Will meritorious contribution be matched with investment rewards in the next decade? Not likely. A proper architecture would cut off at least 80% of Wall Street’s revenues, shrinking the American financial sector and ending its overpowering control of our society. Wall Street would fight that result tooth and nail, since justice would put an end to Wall Street’s dream of a democratic plutocracy.

There is an additional disincentive for satisfactory financial reform in the current cultural milieu. Once reformed, the economy would provide rather steady, sustainable returns on investments. The business cycle would be muted, the gap would narrow between winners and losers, and the security of investments would increase. The disincentive is that returns on investment (i.e., the national aggregate) would drop substantially to sustainable levels, perhaps around 4-6% per annum. The necessity of more savings and less consumption would slow economic growth, thus damping get rich quick prospects for many speculators. Happily, the world would move forward more briskly on the prospects of natural resource conservation and ecosystem sustainability.
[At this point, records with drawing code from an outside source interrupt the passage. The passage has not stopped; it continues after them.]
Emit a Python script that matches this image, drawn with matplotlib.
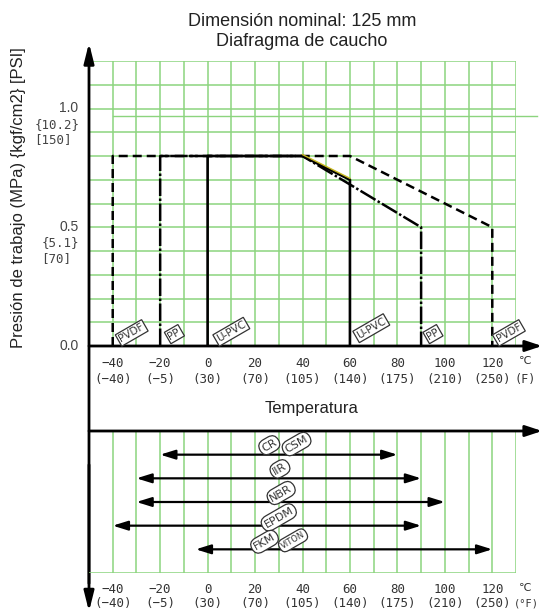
import numpy as np
import matplotlib
matplotlib.use('Agg')
import matplotlib.pyplot as plt
from matplotlib.patches import ArrowStyle

# ---------------- data
t_ticks = [-40, -20, 0, 20, 40, 60, 80, 100, 120]
c_labels = ['−40', '−20', '0', '20', '40', '60', '80', '100', '120']
f_labels = ['(−40)', '(−5)', '(30)', '(70)', '(105)', '(140)', '(175)', '(210)', '(250)']

# pressure limits (MPa) vs temperature (C)
pvdf_t = [-40, -40, 60, 120, 120]
pvdf_p = [0.0, 0.8, 0.8, 0.5, 0.0]
pp_t = [-20, -20, 40, 90, 90]
pp_p = [0.0, 0.8, 0.8, 0.5, 0.0]
upvc_t = [0, 0, 40, 60, 60]
upvc_p = [0.0, 0.8, 0.8, 0.7, 0.0]

p_ticks = [1.0, 0.5, 0.0]
p_labels = ['1.0', '0.5', '0.0']
kgf_labels = ['{10.2}', '{5.1}', '']
psi_labels = ['[150]', '[70]', '']

# material labels on the pressure chart
mat_names = ['PVDF', 'PP', 'U-PVC', 'U-PVC', 'PP', 'PVDF']
mat_t = [-32, -14, 10, 69, 95, 127]
mat_p = [0.055, 0.05, 0.06, 0.075, 0.05, 0.055]

# rubber temperature ranges
rub_row = [1, 2, 3, 4, 5]
rub_lo = [-20, -30, -30, -40, -5]
rub_hi = [80, 90, 100, 90, 120]
rub_names = ['CR', 'CSM', 'IIR', 'NBR', 'EPDM', 'FKM', 'VITON']
rub_t = [26, 37.5, 30.5, 31, 30, 24, 36]
rub_y = [0.6, 0.55, 1.6, 2.62, 3.65, 4.68, 4.62]

green = '#8cd47e'
dark = '#333333'

plt.rcParams['font.family'] = ['Liberation Sans', 'DejaVu Sans']
fig = plt.figure(figsize=(5.42, 6.12), dpi=100)
W, H = 542., 612.

#----------- top chart: pressure
ax = fig.add_axes([89/W, (H-346)/H, 427/W, 285/H])
ax.set_xlim(-50, 130)
ax.set_ylim(0, 1.2)
ax.axis('off')

ax.vlines(np.arange(-40, 131, 10), 0, 1.2, color=green, lw=1.1, zorder=1)
ax.hlines(np.arange(0.1, 1.21, 0.1), -50, 130, color=green, lw=1.1, zorder=1)
ax.plot([-40, 139], [0.968, 0.968], color=green, lw=1.0, clip_on=False, zorder=1)

ax.plot(pvdf_t, pvdf_p, color='k', lw=1.8, linestyle=(0, (3.6, 2.0)), zorder=3)
ax.plot(pp_t, pp_p, color='k', lw=1.8, linestyle=(0, (7, 1.0, 1.0, 1.0)), zorder=3)
ax.plot(upvc_t, upvc_p, color='k', lw=1.9, zorder=4)
ax.plot(upvc_t[2:4], [p + 0.006 for p in upvc_p[2:4]], color='#c8b820', lw=1.0, zorder=5)

for name, t, p in zip(mat_names, mat_t, mat_p):
    ax.text(t, p, name, rotation=30, ha='center', va='center', fontsize=7.5,
            family='DejaVu Sans', color=dark, zorder=6,
            bbox=dict(boxstyle='square,pad=0.15', fc='white', ec=dark, lw=0.9))

# axes arrows
big = ArrowStyle('-|>', head_length=1.2, head_width=0.3)
ax.annotate('', xy=(-50, 1.276), xytext=(-50, -1.0), annotation_clip=False,
            arrowprops=dict(arrowstyle=big, color='k', lw=2, shrinkA=0, shrinkB=0, mutation_scale=10))
ax.annotate('', xy=(-50, -1.118), xytext=(-50, -0.5), annotation_clip=False,
            arrowprops=dict(arrowstyle=big, color='k', lw=2, shrinkA=0, shrinkB=0, mutation_scale=10))
xarr = ArrowStyle('-|>', head_length=1.0, head_width=0.33)
ax.annotate('', xy=(141, 0), xytext=(-50, 0), annotation_clip=False,
            arrowprops=dict(arrowstyle=xarr, color='k', lw=2, shrinkA=0, shrinkB=0, mutation_scale=10))

for t, c, f in zip(t_ticks, c_labels, f_labels):
    ax.text(t, -0.072, c, ha='center', va='center', fontsize=9, family='DejaVu Sans Mono', color=dark)
    ax.text(t, -0.143, f, ha='center', va='center', fontsize=9, family='DejaVu Sans Mono', color=dark)
ax.text(134, -0.065, '℃', ha='center', va='center', fontsize=8, family=['DejaVu Sans'], color=dark)
ax.text(134, -0.143, '(F)', ha='center', va='center', fontsize=8.5, family='DejaVu Sans Mono', color=dark)

for p, a, b, c in zip(p_ticks, p_labels, kgf_labels, psi_labels):
    ax.text(-54.5, p, a, ha='right', va='center', fontsize=10, color='#444444')
    ax.text(-54.0, p - 0.066, b, ha='right', va='center', fontsize=9, family='DejaVu Sans Mono', color='#444444')
    ax.text(-57.5, p - 0.13, c, ha='right', va='center', fontsize=9, family='DejaVu Sans Mono', color='#444444')

fig.text(302/W, 1 - 21/H, 'Dimensión nominal: 125 mm', ha='center', va='center', fontsize=13, color='#222222')
fig.text(302/W, 1 - 42/H, 'Diafragma de caucho', ha='center', va='center', fontsize=13, color='#222222')
fig.text(19/W, 1 - 198/H, 'Presión de trabajo (MPa) {kgf/cm2} [PSI]', rotation=90,
         ha='center', va='center', fontsize=12, color='#222222')
fig.text(312/W, 1 - 409/H, 'Temperatura', ha='center', va='center', fontsize=12, color='#222222')

#----------- bottom chart: rubber temperature ranges
bx = fig.add_axes([89/W, (H-573)/H, 427/W, 142/H])
bx.set_xlim(-50, 130)
bx.set_ylim(6, 0)
bx.axis('off')

bx.vlines(np.arange(-40, 131, 10), 0, 6, color=green, lw=1.1, zorder=1)
bx.hlines([6], -50, 130, color=green, lw=1.1, zorder=1)
bx.annotate('', xy=(141, 0), xytext=(-50, 0), annotation_clip=False,
            arrowprops=dict(arrowstyle=xarr, color='k', lw=2, shrinkA=0, shrinkB=0, mutation_scale=10))

small = ArrowStyle('<|-|>', head_length=0.9, head_width=0.28)
for r, lo, hi in zip(rub_row, rub_lo, rub_hi):
    bx.annotate('', xy=(hi, r), xytext=(lo, r),
                arrowprops=dict(arrowstyle=small, color='k', lw=1.6, shrinkA=0, shrinkB=0, mutation_scale=10))

for name, t, y in zip(rub_names, rub_t, rub_y):
    fs = 6 if name == 'VITON' else 8
    bx.text(t, y, name, rotation=30, ha='center', va='center', fontsize=fs,
            family='DejaVu Sans', color=dark, zorder=6,
            bbox=dict(boxstyle='round,pad=0.25,rounding_size=0.7', fc='white', ec=dark, lw=0.9))

for t, c, f in zip(t_ticks, c_labels, f_labels):
    bx.text(t, 6.7, c, ha='center', va='center', fontsize=9, family='DejaVu Sans Mono', color=dark)
    bx.text(t, 7.3, f, ha='center', va='center', fontsize=9, family='DejaVu Sans Mono', color=dark)
bx.text(134, 6.65, '℃', ha='center', va='center', fontsize=8, family=['DejaVu Sans'], color=dark)
bx.text(134.5, 7.3, '(°F)', ha='center', va='center', fontsize=7.5, family='DejaVu Sans Mono', color=dark)

fig.savefig('out.png', dpi=100, facecolor='white')
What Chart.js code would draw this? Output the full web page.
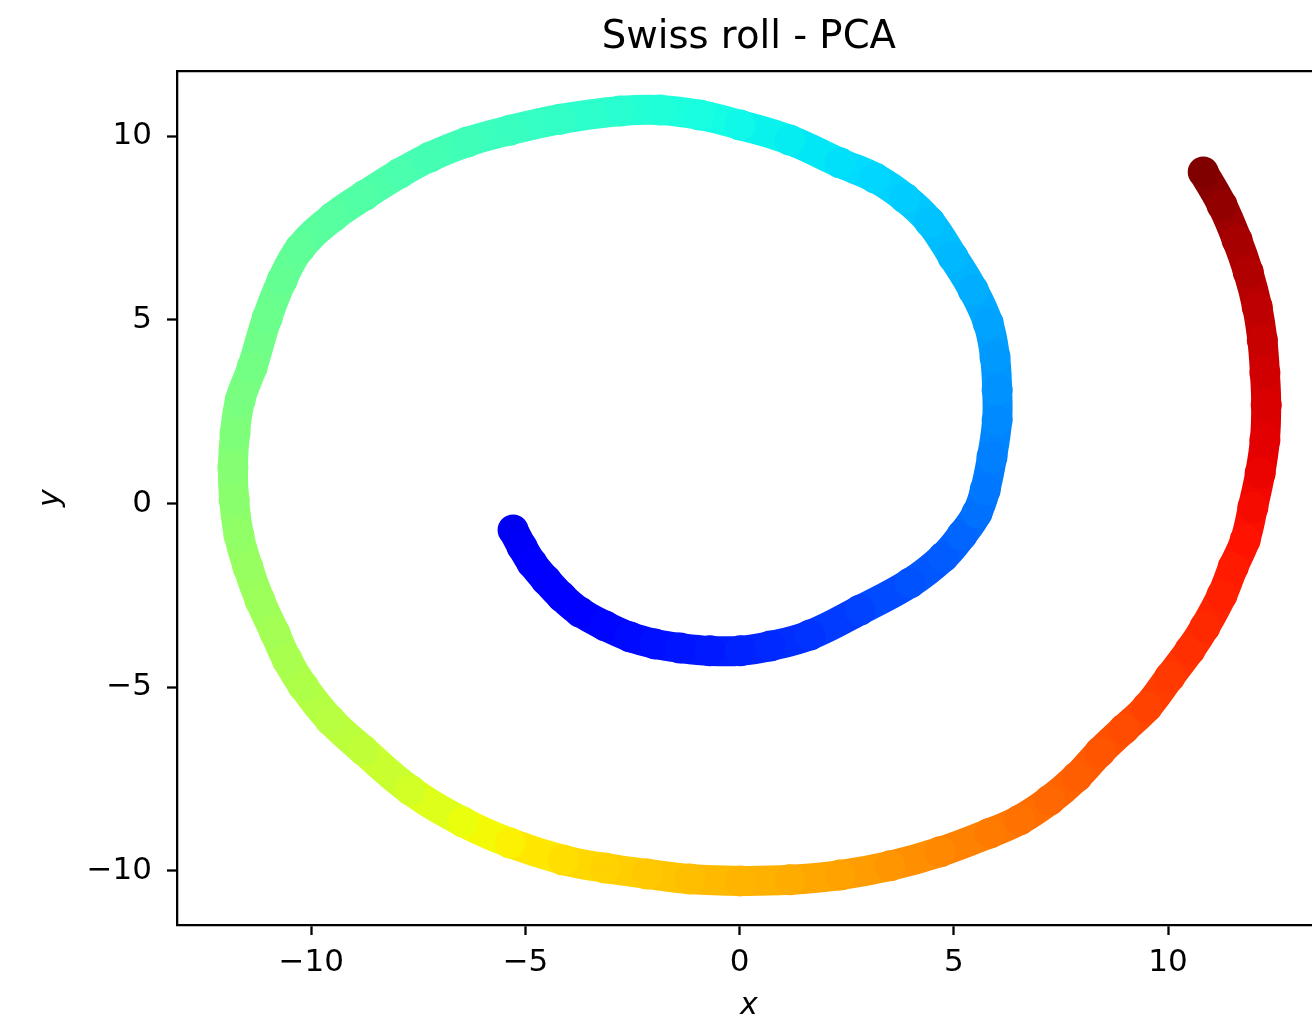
<!DOCTYPE html>
<html>
<head>
<meta charset="utf-8">
<script src="https://cdn.jsdelivr.net/npm/chart.js@4.4.1/dist/chart.umd.min.js"></script>
<style>
  html, body { margin: 0; padding: 0; background: #fff; overflow: hidden; width: 1312px; height: 1018px; }
  #wrap { width: 1322px; height: 1018px; overflow: hidden; }
  canvas { display: block; }
</style>
</head>
<body>
<div id="wrap"><canvas id="c" width="1322" height="1018" style="width:1322px;height:1018px"></canvas></div>
<script>
// ---- Data (centre line of the point band) ----
const titleText = 'Swiss roll - PCA';
const xLabel = 'x';
const yLabel = 'y';
const xTicks = [-10, -5, 0, 5, 10];
const yTicks = [-10, -5, 0, 5, 10];
const xRange = [-13.135, 13.56];
const yRange = [-11.47, 11.77];

const xs = [-5.29,-5.08,-4.85,-4.52,-4.15,-3.73,-3.14,-2.56,-1.98,-1.39,-0.69,0.01,0.71,1.64,2.81,3.98,4.75,5.19,5.54,5.73,
  5.89,6.01,6.01,5.96,5.80,5.45,4.98,4.44,3.86,3.16,2.34,1.17,0.01,-0.93,-1.86,-2.79,-4.19,-5.36,-6.36,-7.23,
  -7.93,-8.75,-9.49,-10.26,-10.68,-11.03,-11.38,-11.66,-11.78,-11.83,-11.80,-11.69,-11.48,-11.20,-10.85,-10.56,-10.19,-9.56,-8.79,-7.69,
  -6.46,-5.36,-4.12,-3.14,-2.16,-1.16,0.01,1.17,2.34,3.51,4.68,5.84,6.54,7.24,7.87,8.41,8.97,9.51,10.04,10.51,
  10.86,11.26,11.52,11.80,11.98,12.15,12.26,12.29,12.26,12.20,12.08,11.87,11.61,11.26,10.82];
const ys = [-0.72,-1.18,-1.62,-2.08,-2.54,-2.95,-3.33,-3.63,-3.82,-3.93,-4.01,-4.01,-3.88,-3.58,-2.90,-2.16,-1.46,-0.86,-0.26,0.37,
  1.27,2.27,3.09,3.99,4.91,5.81,6.71,7.66,8.31,8.86,9.27,9.89,10.30,10.57,10.71,10.68,10.46,10.16,9.84,9.43,
  8.99,8.39,7.80,6.95,6.08,5.05,3.71,2.82,1.92,0.99,0.10,-0.86,-1.73,-2.63,-3.52,-4.26,-4.97,-5.89,-6.71,-7.80,
  -8.67,-9.24,-9.70,-9.92,-10.08,-10.22,-10.27,-10.24,-10.11,-9.86,-9.48,-8.97,-8.61,-8.07,-7.44,-6.76,-6.14,-5.54,-4.72,-3.99,
  -3.36,-2.49,-1.73,-0.99,-0.10,0.83,1.73,2.68,3.55,4.45,5.35,6.30,7.17,8.12,9.02];
const cs = [0.100,0.105,0.110,0.115,0.120,0.125,0.130,0.135,0.140,0.145,0.150,0.158,0.165,0.175,0.190,0.205,0.215,0.225,0.235,0.242,
  0.250,0.260,0.268,0.276,0.285,0.295,0.305,0.315,0.325,0.335,0.345,0.357,0.368,0.378,0.388,0.397,0.410,0.418,0.426,0.433,
  0.440,0.448,0.455,0.464,0.472,0.480,0.490,0.496,0.503,0.510,0.518,0.526,0.534,0.541,0.548,0.555,0.562,0.572,0.583,0.605,
  0.635,0.655,0.675,0.688,0.698,0.708,0.718,0.728,0.738,0.752,0.766,0.780,0.790,0.800,0.810,0.820,0.830,0.840,0.850,0.860,
  0.867,0.876,0.883,0.890,0.898,0.907,0.915,0.922,0.930,0.938,0.947,0.957,0.967,0.983,1.000];

// ---- jet colormap (matplotlib segment data) ----
const JET = {
  r: [[0,0],[0.35,0],[0.66,1],[0.89,1],[1,0.5]],
  g: [[0,0],[0.125,0],[0.375,1],[0.64,1],[0.91,0],[1,0]],
  b: [[0,0.5],[0.11,1],[0.34,1],[0.65,0],[1,0]]
};
function seg(tab, v) {
  for (let i = 1; i < tab.length; i++) {
    if (v <= tab[i][0]) {
      const [x0, y0] = tab[i-1], [x1, y1] = tab[i];
      return y0 + (y1 - y0) * (v - x0) / (x1 - x0);
    }
  }
  return tab[tab.length-1][1];
}
function jet(v) {
  v = Math.max(0, Math.min(1, v));
  const r = Math.round(255*seg(JET.r, v)), g = Math.round(255*seg(JET.g, v)), b = Math.round(255*seg(JET.b, v));
  return `rgb(${r},${g},${b})`;
}

const points = xs.map((x, i) => ({x, y: ys[i]}));
const pointColors = cs.map(jet);

const TICK_FONT = {family: 'DejaVu Sans', size: 31};
const LABEL_FONT = {family: 'DejaVu Sans', size: 30, style: 'italic', lineHeight: 0.8};
const minus = v => (v < 0 ? '\u2212' + Math.abs(v) : String(v));
const noPad = s => { s.paddingLeft = 0; s.paddingRight = 0; s.paddingTop = 0; s.paddingBottom = 0; };

new Chart(document.getElementById('c'), {
  type: 'scatter',
  data: {
    datasets: [{
      data: points,
      showLine: true,
      tension: 0.4,
      borderWidth: 30,
      borderCapStyle: 'round',
      borderJoinStyle: 'round',
      borderColor: pointColors[0],
      segment: {
        borderColor: ctx => jet((cs[ctx.p0DataIndex] + cs[ctx.p1DataIndex]) / 2)
      },
      pointRadius: 15.5,
      pointBorderWidth: 0,
      pointBackgroundColor: pointColors,
      pointHoverRadius: 15.5
    }]
  },
  options: {
    responsive: false,
    animation: false,
    devicePixelRatio: 1,
    layout: { autoPadding: false, padding: {left: 0, right: 1.4, top: 0, bottom: 0} },
    plugins: {
      legend: { display: false },
      tooltip: { enabled: false },
      title: {
        display: true,
        text: titleText,
        fullSize: false,
        color: '#000',
        font: {family: 'DejaVu Sans', size: 38.6, weight: 'normal', lineHeight: 1.2},
        padding: {top: 15, bottom: 0}
      }
    },
    scales: {
      x: {
        type: 'linear',
        position: 'bottom',
        min: xRange[0], max: xRange[1],
        afterBuildTicks: s => { s.ticks = xTicks.map(v => ({value: v})); },
        afterFit: s => { s.height = 93; noPad(s); },
        grid: { drawOnChartArea: false, drawTicks: true, tickLength: 10, tickWidth: 2.3, tickColor: '#000' },
        border: { display: true, color: '#000', width: 2.3 },
        ticks: { font: TICK_FONT, color: '#000', padding: 9, maxRotation: 0, autoSkip: false, callback: v => minus(v) },
        title: { display: true, text: xLabel, color: '#000', font: LABEL_FONT, padding: {top: 0, bottom: 0} }
      },
      xTop: {
        type: 'linear',
        position: 'top',
        min: xRange[0], max: xRange[1],
        afterFit: s => { s.height = 71 - 15 - 38.6 * 1.2; noPad(s); },
        grid: { display: false, drawTicks: false },
        border: { display: true, color: '#000', width: 2.3 },
        ticks: { display: false }
      },
      y: {
        type: 'linear',
        position: 'left',
        min: yRange[0], max: yRange[1],
        afterBuildTicks: s => { s.ticks = yTicks.map(v => ({value: v})); },
        afterFit: s => { s.width = 177; noPad(s); },
        grid: { drawOnChartArea: false, drawTicks: true, tickLength: 10, tickWidth: 2.3, tickColor: '#000' },
        border: { display: true, color: '#000', width: 2.3 },
        ticks: { font: TICK_FONT, color: '#000', padding: 15, autoSkip: false, callback: v => minus(v) },
        title: { display: true, text: yLabel, color: '#000', font: LABEL_FONT, padding: {top: 39, bottom: 0} }
      }
    }
  }
});
</script>
</body>
</html>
Interested persons can take action by demanding a different central bank and a sustainable financial architecture. If political conservatives would shoulder responsibility in this area they would soon find that many populist liberals would cross the aisle in appreciation. (Many conservatives want to return to the former free market status quo, so reform culpability is greater in the conservative camp.) A proper architecture for capitalism — direct investment vehicles without betting pools — would cause many other polarizing ills to naturally fade. A capitalism that rewards merit will exert a constructive feedback loop on the nature of culture and the prospect of a sustainable ethos. In the meantime, socially responsible investing is at least a step in the right direction.